10/22/2008 2:40:49 PM
I'm a complex person, and not all bring out my submissiveness, but when it happens its oh so yummy. My knees bend only for the worthy. I can be service oriented (with a geisha flair). I like control, but not force, a subtle distinction many miss.
10/22/2008 2:30:05 PM
And I do not need you to make me happy or complete or whole. I can accomplish that quite well on my own thank you. What you can do however, is inspire me, make me think, make me laugh, complement me, and not with hollow words but like ying and yang, your strengths to bolster my weaknesses, your likes to temper my dislikes, your passions to overwhelm my apathy.
2/21/2008 6:38:19 PM
Where love rules, there is no will to power; and where power predominates, there love is lacking.

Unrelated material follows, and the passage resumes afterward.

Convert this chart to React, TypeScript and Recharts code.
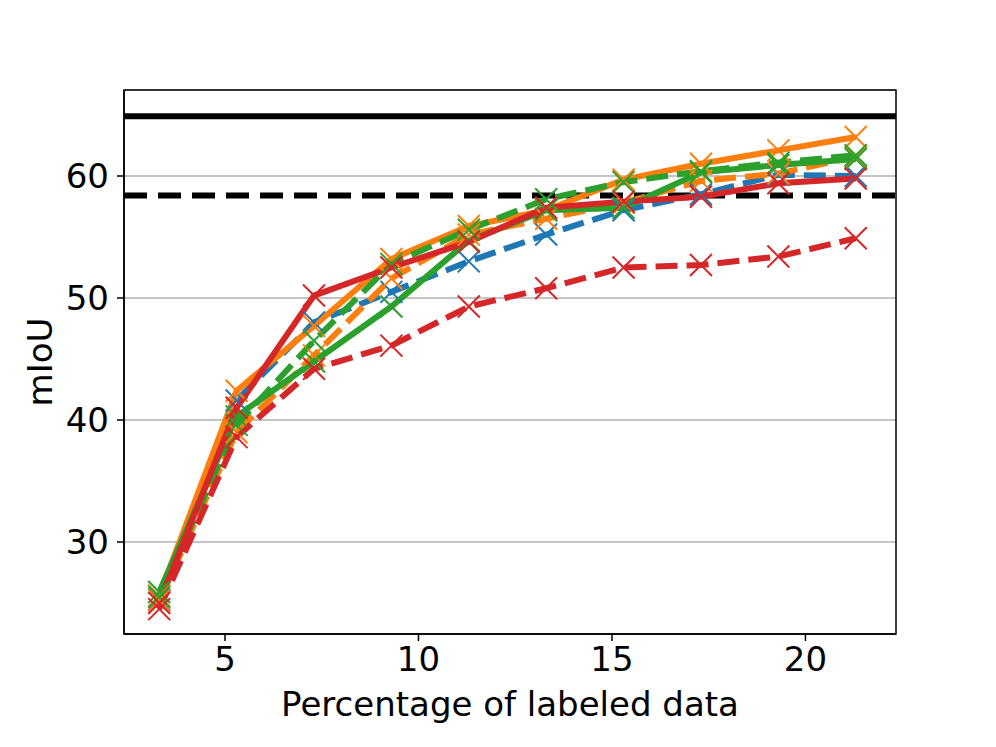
import { LineChart, Line, XAxis, YAxis, CartesianGrid, ReferenceLine, ReferenceArea } from "recharts";

const xs = [3.3, 5.3, 7.3, 9.3, 11.3, 13.3, 15.3, 17.3, 19.3, 21.3];
const blueDashed = [25.3, 41.6, 48.0, 50.5, 53.0, 55.2, 57.2, 58.5, 60.1, 60.0];
const orangeSolid = [25.6, 42.4, 47.7, 53.2, 55.9, 57.2, 59.7, 61.0, 62.1, 63.2];
const orangeDashed = [25.2, 39.0, 45.3, 51.6, 55.2, 56.5, 57.8, 59.6, 60.2, 61.6];
const greenSolid = [25.9, 40.3, 44.8, 49.3, 54.7, 57.2, 57.4, 60.3, 60.9, 61.4];
const greenDashed = [25.5, 39.6, 46.5, 52.8, 55.6, 58.1, 59.5, 60.4, 61.1, 61.7];
const redSolid = [25.0, 41.0, 50.2, 52.5, 54.6, 57.4, 57.9, 58.3, 59.4, 59.8];
const redDashed = [24.5, 38.6, 44.2, 46.1, 49.3, 50.8, 52.5, 52.7, 53.4, 54.9];

const fullLine = 64.9;
const halfLine = 58.4;

const xTicks = [5, 10, 15, 20];
const yTicks = [30, 40, 50, 60];

const data = xs.map((x, i) => ({
  x,
  blueDashed: blueDashed[i],
  orangeSolid: orangeSolid[i],
  orangeDashed: orangeDashed[i],
  greenSolid: greenSolid[i],
  greenDashed: greenDashed[i],
  redSolid: redSolid[i],
  redDashed: redDashed[i],
}));

const series = [
  { key: "blueDashed", color: "#1f77b4", dashed: true },
  { key: "orangeSolid", color: "#ff7f0e", dashed: false },
  { key: "orangeDashed", color: "#ff7f0e", dashed: true },
  { key: "greenSolid", color: "#2ca02c", dashed: false },
  { key: "greenDashed", color: "#2ca02c", dashed: true },
  { key: "redSolid", color: "#d62728", dashed: false },
  { key: "redDashed", color: "#d62728", dashed: true },
];

const font = "DejaVu Sans";

function crossDot(color: string) {
  return (props: any) => {
    const { cx, cy, index } = props;
    if (cx == null || cy == null) return <g key={index} />;
    const s = 11;
    return (
      <path
        key={index}
        d={`M${cx - s},${cy - s}L${cx + s},${cy + s}M${cx - s},${cy + s}L${cx + s},${cy - s}`}
        stroke={color}
        strokeWidth={2}
        fill="none"
      />
    );
  };
}

export default function App() {
  const tickStyle = { fill: "#000", fontSize: 34, fontFamily: font };
  return (
    <div style={{ position: "absolute", left: 0, top: 0, background: "#fff" }}>
      <LineChart width={996} height={747} data={data} margin={{ top: 90, right: 100, bottom: 23, left: 0 }}>
        <CartesianGrid vertical={false} stroke="#b0b0b0" strokeWidth={1.5} />
        <XAxis
          dataKey="x"
          type="number"
          domain={[2.39, 22.34]}
          ticks={xTicks}
          height={90}
          tick={tickStyle}
          tickSize={7}
          tickMargin={6}
          axisLine={{ stroke: "#000", strokeWidth: 1.5 }}
          tickLine={{ stroke: "#000", strokeWidth: 1.5 }}
          label={{ value: "Percentage of labeled data", position: "insideBottom", offset: 8, style: { fill: "#000", fontSize: 34, fontFamily: font } }}
        />
        <YAxis
          type="number"
          domain={[22.46, 67.05]}
          ticks={yTicks}
          width={124}
          tick={tickStyle}
          tickSize={7}
          tickMargin={8}
          axisLine={{ stroke: "#000", strokeWidth: 1.5 }}
          tickLine={{ stroke: "#000", strokeWidth: 1.5 }}
          label={{ value: "mIoU", angle: -90, position: "insideLeft", offset: 40, style: { fill: "#000", fontSize: 34, fontFamily: font, textAnchor: "middle" } }}
        />
        <ReferenceArea x1={2.39} x2={22.34} y1={22.46} y2={67.05} fill="none" stroke="#000" strokeWidth={1.5} fillOpacity={0} />
        <ReferenceLine y={fullLine} stroke="#000" strokeWidth={6} />
        <ReferenceLine y={halfLine} stroke="#000" strokeWidth={6} strokeDasharray="23 11" />
        {series.map((s) => (
          <Line
            key={s.key}
            dataKey={s.key}
            stroke={s.color}
            strokeWidth={6}
            strokeDasharray={s.dashed ? "22 9" : undefined}
            dot={crossDot(s.color)}
            activeDot={false}
            isAnimationActive={false}
          />
        ))}
      </LineChart>
    </div>
  );
}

The one is the shadow of the other. - Jung
1/14/2008 7:04:55 PM
I stumbled over a bight shiny penny on the cold wet inky pavement today. Heads up. Lucky no? Next to this little surprise was something more intersting, a small little white flower. Curious. I held this precious evidence of life in my palm as snowflakes danced down. I cradled the flower in my pocket as I stepped by that shiny penny.